During his junior year in 1969, Jackson and other students held several school trustees, including Martin Luther King Sr., hostage to protest the lack of a black studies program and of black trustees. Jackson was temporarily expelled—he graduated in 1972—but counts a victory. "All the things we wanted got done when we were gone."
Jackson's first big break was hyping Crystal Hamburgers for the Southern fast-food chain. Since heading to New York City in 1976 (he and LaTanya married in 1980), Jackson has moved from low budget to high budget and back again, spending two years as Bill Cosby's TV stand-in and appearing in the original production of August Wilson's The Piano Lesson.

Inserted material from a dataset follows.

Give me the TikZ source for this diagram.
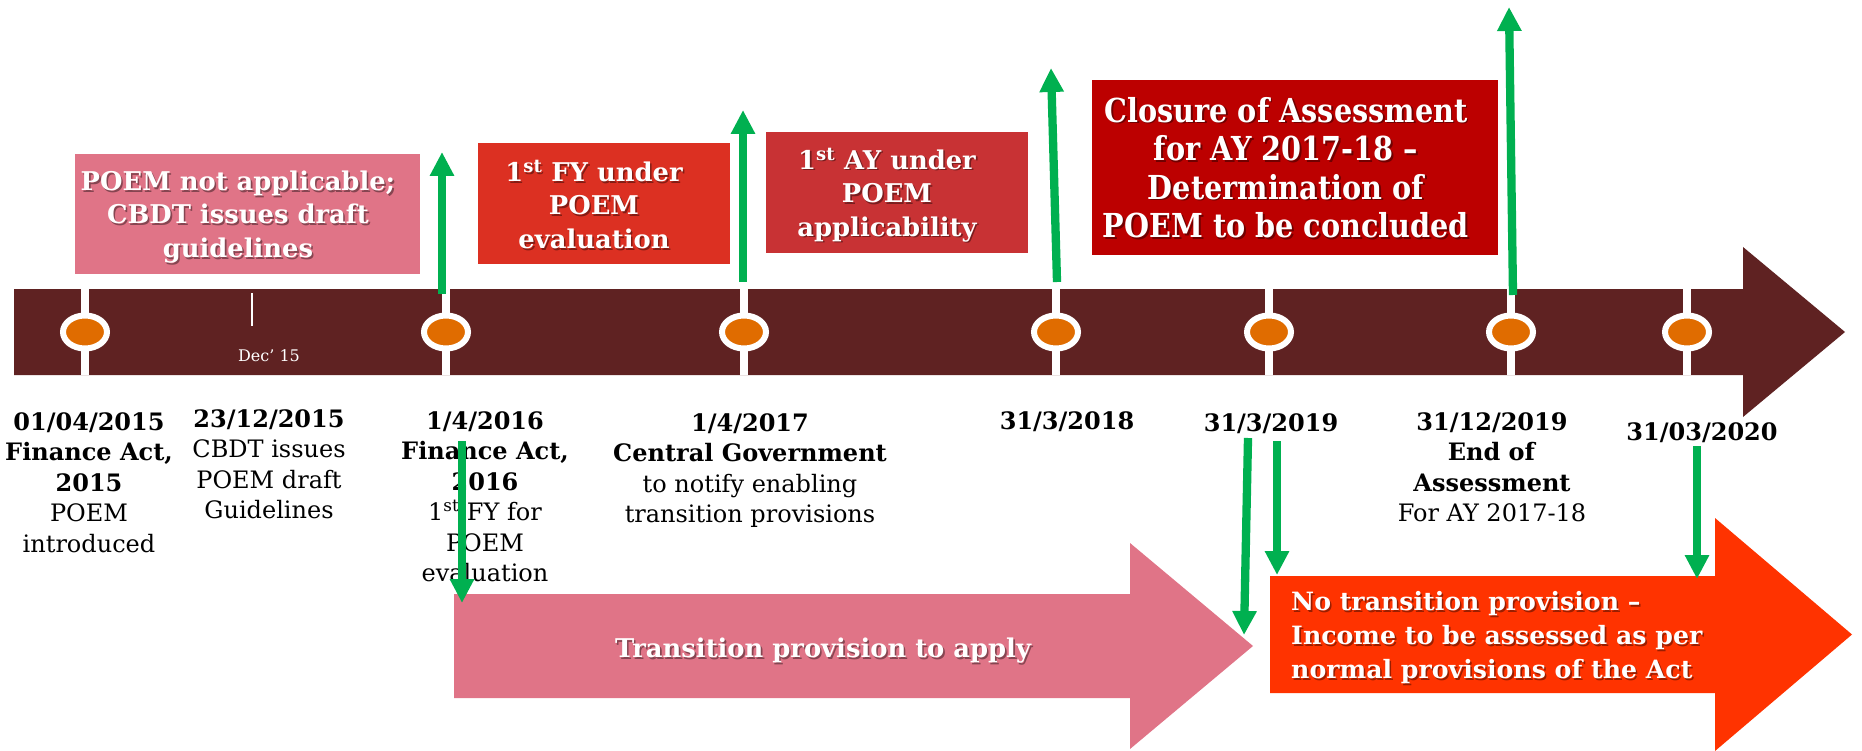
\documentclass[tikz,border=0pt]{standalone}
\usepackage{fontspec}
\setmainfont{DejaVu Serif}
\newfontfamily\narrowserif[FakeStretch=0.87]{DejaVu Serif}
\usetikzlibrary{arrows.meta,shapes.geometric}

\definecolor{barbrown}{RGB}{95,34,34}
\definecolor{dotorange}{RGB}{224,108,0}
\definecolor{rose}{RGB}{224,116,135}
\definecolor{flame}{RGB}{220,48,34}
\definecolor{brick}{RGB}{200,50,52}
\definecolor{crimson}{RGB}{188,0,0}
\definecolor{blaze}{RGB}{255,51,0}
\definecolor{arrowgreen}{RGB}{0,176,80}

% white text with a soft dark shadow behind it
\newcommand\shadedtext[4]{%
  \node[#3, text=black, opacity=0.4, xshift=1.6pt, yshift=-1.6pt] (#1-shade) at (#2) {#4};
  \node[#3, text=white] (#1) at (#2) {#4};}

\tikzset{
  milestone/.style={ellipse, fill=dotorange, draw=white, line width=6pt,
    minimum width=44pt, minimum height=33pt, inner sep=0pt},
  gap/.style={draw=white, line width=8pt},
  pointer/.style={draw=arrowgreen, line width=8.3pt,
    -{Triangle[width=23pt,length=24pt]}},
  panel/.style={anchor=north west, inner sep=0pt},
  paneltext/.style={align=center, inner sep=0pt,
    font=\bfseries\fontsize{25.8}{33.5}\selectfont},
  datelabel/.style={anchor=north, align=center, inner sep=0pt,
    font=\fontsize{24}{30.5}\selectfont},
}

\begin{document}
\begin{tikzpicture}[x=1pt,y=-1pt]
\useasboundingbox (0,0) rectangle (1862,751);

% ---- main timeline arrow ----
\fill[barbrown] (14,289) -- (1743,289) -- (1743,247) -- (1845,332)
  -- (1743,417) -- (1743,375) -- (14,375) -- cycle;

% ---- period arrows below ----
\fill[rose] (454,594) -- (1130,594) -- (1130,543) -- (1253,646)
  -- (1130,749) -- (1130,698) -- (454,698) -- cycle;
\fill[blaze] (1270,576) -- (1715,576) -- (1715,518) -- (1852,634.5)
  -- (1715,751) -- (1715,693) -- (1270,693) -- cycle;

% ---- separators and milestones on the timeline ----
\foreach \x/\n in {85/m1,446/m2,744/m3,1056/m4,1269/m5,1511/m6,1687/m7}{
  \draw[gap] (\x,289) -- (\x,375);
  \node[milestone] (\n) at (\x,332) {};
}
\draw[white, line width=1.8pt] (252,293) -- (252,326);
\node[text=white, inner sep=0pt, font=\fontsize{16}{18}\selectfont]
  (dec) at (269,355.5) {Dec’ 15};

% ---- boxes above the timeline ----
\node[panel, fill=rose, minimum width=345pt, minimum height=120pt] (box1) at (75,154) {};
\node[panel, fill=flame, minimum width=252pt, minimum height=121pt] (box2) at (478,143) {};
\node[panel, fill=brick, minimum width=262pt, minimum height=121pt] (box3) at (766,132) {};
\node[panel, fill=crimson, minimum width=406pt, minimum height=175pt] (box4) at (1092,80) {};

\shadedtext{t1}{238,217}{paneltext}{POEM not applicable;\\CBDT issues draft\\guidelines}
\shadedtext{t2}{594,204.5}{paneltext}{1\textsuperscript{st} FY under\\POEM\\evaluation}
\shadedtext{t3}{887,195}{paneltext}{1\textsuperscript{st} AY under\\POEM\\applicability}
\shadedtext{t4}{1286,167.5}{paneltext, font=\narrowserif\bfseries\fontsize{33}{38.5}\selectfont}%
  {Closure of Assessment\\for AY 2017-18 –\\Determination of\\POEM to be concluded}

% ---- text inside the period arrows ----
\shadedtext{t5}{823,650.6}{paneltext}{Transition provision to apply}
\shadedtext{t6}{1291,637.7}{paneltext, anchor=west, align=left,
  font=\bfseries\fontsize{25.2}{34}\selectfont}%
  {No transition provision –\\Income to be assessed as per\\normal provisions of the Act}

% ---- date labels ----
\node[datelabel] (l1) at (89,412) {\textbf{01/04/2015}\\\textbf{Finance Act,}\\\textbf{2015}\\POEM\\introduced};
\node[datelabel] (l2) at (269,409) {\textbf{23/12/2015}\\CBDT issues\\POEM draft\\Guidelines};
\node[datelabel] (l3) at (485,411) {\textbf{1/4/2016}\\\textbf{Finance Act,}\\\textbf{2016}\\1\textsuperscript{st} FY for\\POEM\\evaluation};
\node[datelabel] (l4) at (750,413) {\textbf{1/4/2017}\\\textbf{Central Government}\\to notify enabling\\transition provisions};
\node[datelabel] (l5) at (1067,411) {\textbf{31/3/2018}};
\node[datelabel] (l6) at (1271,413) {\textbf{31/3/2019}};
\node[datelabel] (l7) at (1492,412) {\textbf{31/12/2019}\\\textbf{End of}\\\textbf{Assessment}\\For AY 2017-18};
\node[datelabel] (l8) at (1702,422) {\textbf{31/03/2020}};

% ---- green pointers ----
\coordinate (u1a) at (442,294);  \coordinate (u1b) at (442,152);
\coordinate (u2a) at (743,282);  \coordinate (u2b) at (743,110);
\coordinate (u3a) at (1057,282); \coordinate (u3b) at (1051,68);
\coordinate (u4a) at (1513,295); \coordinate (u4b) at (1509,7);
\draw[pointer] (u1a) -- (u1b);
\draw[pointer] (u2a) -- (u2b);
\draw[pointer] (u3a) -- (u3b);
\draw[pointer] (u4a) -- (u4b);

\coordinate (d1a) at (462,441);  \coordinate (d1b) at (462,603);
\coordinate (d2a) at (1248,438); \coordinate (d2b) at (1244,635);
\coordinate (d3a) at (1277,441); \coordinate (d3b) at (1277,575);
\coordinate (d4a) at (1697,446); \coordinate (d4b) at (1697,579);
\draw[pointer] (d1a) -- (d1b);
\draw[pointer] (d2a) -- (d2b);
\draw[pointer] (d3a) -- (d3b);
\draw[pointer] (d4a) -- (d4b);
\end{tikzpicture}
\end{document}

Jackson says white directors have limited his career. "I've been told that I wasn't African enough or not an exotic Negro," he says, recalling how he was turned away from a part in Roots. "What does that mean?"
Fellow Morehouse grad Spike Lee, who was studying filmmaking at NYU when he met the actor, has given Jackson diverse roles in four of his five films, including hip deejay Mister Senor Love Daddy in Do the Right Thing. Says Lee: "Talented people like Sam need a vehicle to show what they can do." Nowadays, Jackson gets sporadic calls from Lee: "Malcolm. September. Be ready," to remind him he'll have a part—still undetermined—in Lee's Malcolm X, which stars Denzel Washington.
Meanwhile, Jackson is filing for unemployment and looking for work. He says that even if Hollywood comes courting, Harlem will always be his base. "It's black. I'm used to it, and it's a comfort zone for me," he says, even though the occasional gunfire forces him to make the streets off-limits to Zoe. "So for now, I'm going to sit in my backyard and just chill."